__GIVEN EXERCISE__
Print every entry word for word, but omit the pictures.

# Start of DATA TO PROCESS

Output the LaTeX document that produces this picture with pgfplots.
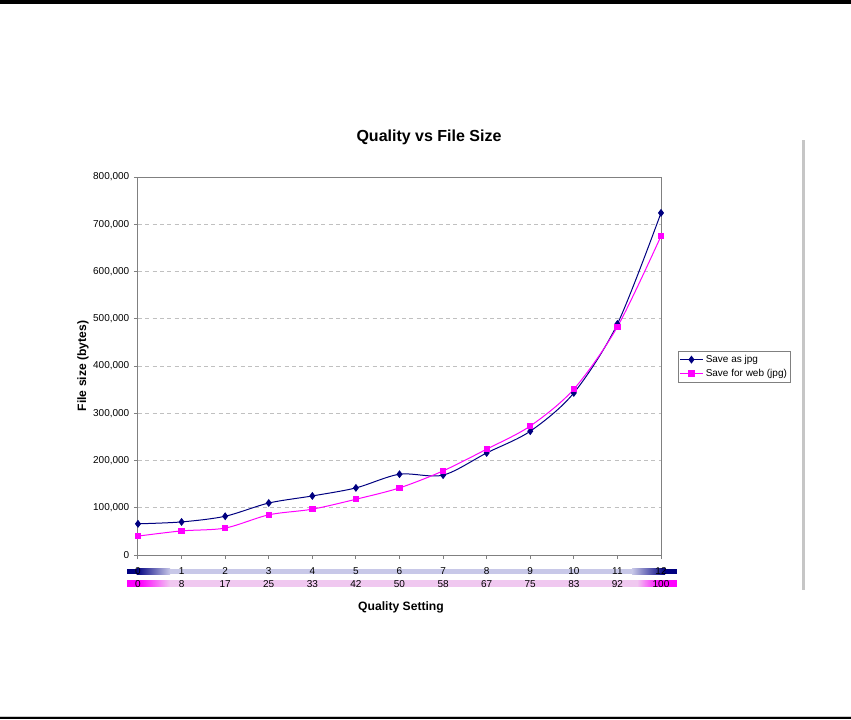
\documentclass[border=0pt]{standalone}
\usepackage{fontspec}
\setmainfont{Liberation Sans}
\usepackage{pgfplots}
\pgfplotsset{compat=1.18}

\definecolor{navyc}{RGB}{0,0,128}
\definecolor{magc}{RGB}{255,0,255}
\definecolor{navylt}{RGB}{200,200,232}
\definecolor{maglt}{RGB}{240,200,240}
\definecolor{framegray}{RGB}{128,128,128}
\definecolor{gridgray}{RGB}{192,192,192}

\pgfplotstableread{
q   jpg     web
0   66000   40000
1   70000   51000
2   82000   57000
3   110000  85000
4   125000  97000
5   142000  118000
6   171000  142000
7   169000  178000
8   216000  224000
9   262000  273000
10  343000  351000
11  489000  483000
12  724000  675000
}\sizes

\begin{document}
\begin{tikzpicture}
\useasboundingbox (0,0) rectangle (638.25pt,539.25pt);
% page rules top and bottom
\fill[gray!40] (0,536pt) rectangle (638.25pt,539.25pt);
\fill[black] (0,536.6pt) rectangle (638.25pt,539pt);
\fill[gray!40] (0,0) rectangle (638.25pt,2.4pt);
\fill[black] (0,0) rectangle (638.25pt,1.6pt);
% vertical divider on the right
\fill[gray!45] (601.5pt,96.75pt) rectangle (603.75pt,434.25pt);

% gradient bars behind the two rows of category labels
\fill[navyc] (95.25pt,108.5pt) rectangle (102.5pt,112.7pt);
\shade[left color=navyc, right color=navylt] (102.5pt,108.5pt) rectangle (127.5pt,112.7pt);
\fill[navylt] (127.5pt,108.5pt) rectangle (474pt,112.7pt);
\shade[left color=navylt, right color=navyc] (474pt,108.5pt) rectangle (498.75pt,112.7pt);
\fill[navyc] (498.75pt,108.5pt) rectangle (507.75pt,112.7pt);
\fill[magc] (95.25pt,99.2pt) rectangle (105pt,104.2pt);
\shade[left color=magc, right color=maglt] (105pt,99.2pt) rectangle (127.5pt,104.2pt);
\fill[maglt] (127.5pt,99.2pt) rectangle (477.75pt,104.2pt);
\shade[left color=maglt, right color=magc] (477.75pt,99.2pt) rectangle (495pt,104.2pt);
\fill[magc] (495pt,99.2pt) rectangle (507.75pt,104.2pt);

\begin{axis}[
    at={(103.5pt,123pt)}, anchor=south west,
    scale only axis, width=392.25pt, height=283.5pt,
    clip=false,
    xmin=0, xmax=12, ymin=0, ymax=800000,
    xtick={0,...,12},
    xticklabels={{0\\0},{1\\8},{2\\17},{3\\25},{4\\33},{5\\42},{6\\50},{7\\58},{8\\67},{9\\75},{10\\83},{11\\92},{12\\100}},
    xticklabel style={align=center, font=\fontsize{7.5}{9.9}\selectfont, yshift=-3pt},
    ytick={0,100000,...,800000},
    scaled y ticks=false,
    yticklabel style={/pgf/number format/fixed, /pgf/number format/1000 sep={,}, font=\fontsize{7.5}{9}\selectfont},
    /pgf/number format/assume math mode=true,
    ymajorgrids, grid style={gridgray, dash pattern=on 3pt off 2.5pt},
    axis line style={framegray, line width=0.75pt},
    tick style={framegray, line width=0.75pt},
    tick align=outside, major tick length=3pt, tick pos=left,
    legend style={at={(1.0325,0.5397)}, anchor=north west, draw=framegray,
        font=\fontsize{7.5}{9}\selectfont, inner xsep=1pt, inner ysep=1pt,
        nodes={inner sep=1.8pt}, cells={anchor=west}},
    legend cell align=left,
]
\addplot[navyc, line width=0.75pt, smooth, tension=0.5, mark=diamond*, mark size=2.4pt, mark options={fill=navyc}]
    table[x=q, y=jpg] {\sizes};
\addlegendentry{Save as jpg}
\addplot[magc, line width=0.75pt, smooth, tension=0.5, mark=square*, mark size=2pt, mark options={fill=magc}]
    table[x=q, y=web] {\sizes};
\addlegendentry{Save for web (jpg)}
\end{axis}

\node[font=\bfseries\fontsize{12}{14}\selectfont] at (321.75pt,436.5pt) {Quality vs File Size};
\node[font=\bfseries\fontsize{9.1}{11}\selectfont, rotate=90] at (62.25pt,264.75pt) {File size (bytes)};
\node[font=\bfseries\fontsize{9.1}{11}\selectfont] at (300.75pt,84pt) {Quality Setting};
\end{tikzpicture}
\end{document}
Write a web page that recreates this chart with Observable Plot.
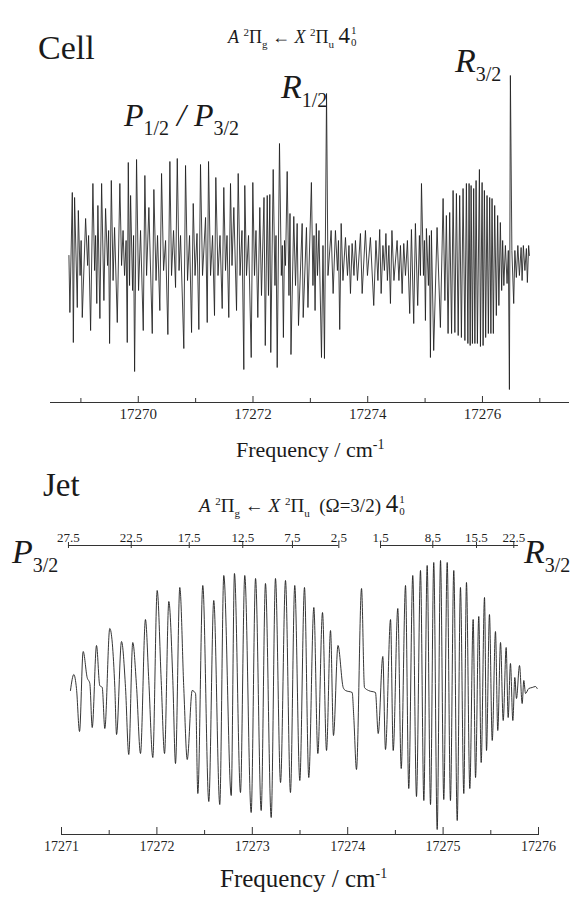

# End of DATA TO PROCESS

__WRITTEN SOLUTION__
Output the LaTeX document that produces this picture with pgfplots.
\documentclass[border=0pt]{standalone}
\usepackage{fontspec}
\setmainfont{Liberation Sans}
\usepackage{pgfplots}
\pgfplotsset{compat=1.18}

\definecolor{navyc}{RGB}{0,0,128}
\definecolor{magc}{RGB}{255,0,255}
\definecolor{navylt}{RGB}{200,200,232}
\definecolor{maglt}{RGB}{240,200,240}
\definecolor{framegray}{RGB}{128,128,128}
\definecolor{gridgray}{RGB}{192,192,192}

\pgfplotstableread{
q   jpg     web
0   66000   40000
1   70000   51000
2   82000   57000
3   110000  85000
4   125000  97000
5   142000  118000
6   171000  142000
7   169000  178000
8   216000  224000
9   262000  273000
10  343000  351000
11  489000  483000
12  724000  675000
}\sizes

\begin{document}
\begin{tikzpicture}
\useasboundingbox (0,0) rectangle (638.25pt,539.25pt);
% page rules top and bottom
\fill[gray!40] (0,536pt) rectangle (638.25pt,539.25pt);
\fill[black] (0,536.6pt) rectangle (638.25pt,539pt);
\fill[gray!40] (0,0) rectangle (638.25pt,2.4pt);
\fill[black] (0,0) rectangle (638.25pt,1.6pt);
% vertical divider on the right
\fill[gray!45] (601.5pt,96.75pt) rectangle (603.75pt,434.25pt);

% gradient bars behind the two rows of category labels
\fill[navyc] (95.25pt,108.5pt) rectangle (102.5pt,112.7pt);
\shade[left color=navyc, right color=navylt] (102.5pt,108.5pt) rectangle (127.5pt,112.7pt);
\fill[navylt] (127.5pt,108.5pt) rectangle (474pt,112.7pt);
\shade[left color=navylt, right color=navyc] (474pt,108.5pt) rectangle (498.75pt,112.7pt);
\fill[navyc] (498.75pt,108.5pt) rectangle (507.75pt,112.7pt);
\fill[magc] (95.25pt,99.2pt) rectangle (105pt,104.2pt);
\shade[left color=magc, right color=maglt] (105pt,99.2pt) rectangle (127.5pt,104.2pt);
\fill[maglt] (127.5pt,99.2pt) rectangle (477.75pt,104.2pt);
\shade[left color=maglt, right color=magc] (477.75pt,99.2pt) rectangle (495pt,104.2pt);
\fill[magc] (495pt,99.2pt) rectangle (507.75pt,104.2pt);

\begin{axis}[
    at={(103.5pt,123pt)}, anchor=south west,
    scale only axis, width=392.25pt, height=283.5pt,
    clip=false,
    xmin=0, xmax=12, ymin=0, ymax=800000,
    xtick={0,...,12},
    xticklabels={{0\\0},{1\\8},{2\\17},{3\\25},{4\\33},{5\\42},{6\\50},{7\\58},{8\\67},{9\\75},{10\\83},{11\\92},{12\\100}},
    xticklabel style={align=center, font=\fontsize{7.5}{9.9}\selectfont, yshift=-3pt},
    ytick={0,100000,...,800000},
    scaled y ticks=false,
    yticklabel style={/pgf/number format/fixed, /pgf/number format/1000 sep={,}, font=\fontsize{7.5}{9}\selectfont},
    /pgf/number format/assume math mode=true,
    ymajorgrids, grid style={gridgray, dash pattern=on 3pt off 2.5pt},
    axis line style={framegray, line width=0.75pt},
    tick style={framegray, line width=0.75pt},
    tick align=outside, major tick length=3pt, tick pos=left,
    legend style={at={(1.0325,0.5397)}, anchor=north west, draw=framegray,
        font=\fontsize{7.5}{9}\selectfont, inner xsep=1pt, inner ysep=1pt,
        nodes={inner sep=1.8pt}, cells={anchor=west}},
    legend cell align=left,
]
\addplot[navyc, line width=0.75pt, smooth, tension=0.5, mark=diamond*, mark size=2.4pt, mark options={fill=navyc}]
    table[x=q, y=jpg] {\sizes};
\addlegendentry{Save as jpg}
\addplot[magc, line width=0.75pt, smooth, tension=0.5, mark=square*, mark size=2pt, mark options={fill=magc}]
    table[x=q, y=web] {\sizes};
\addlegendentry{Save for web (jpg)}
\end{axis}

\node[font=\bfseries\fontsize{12}{14}\selectfont] at (321.75pt,436.5pt) {Quality vs File Size};
\node[font=\bfseries\fontsize{9.1}{11}\selectfont, rotate=90] at (62.25pt,264.75pt) {File size (bytes)};
\node[font=\bfseries\fontsize{9.1}{11}\selectfont] at (300.75pt,84pt) {Quality Setting};
\end{tikzpicture}
\end{document}
Write a web page that recreates this chart with Observable Plot.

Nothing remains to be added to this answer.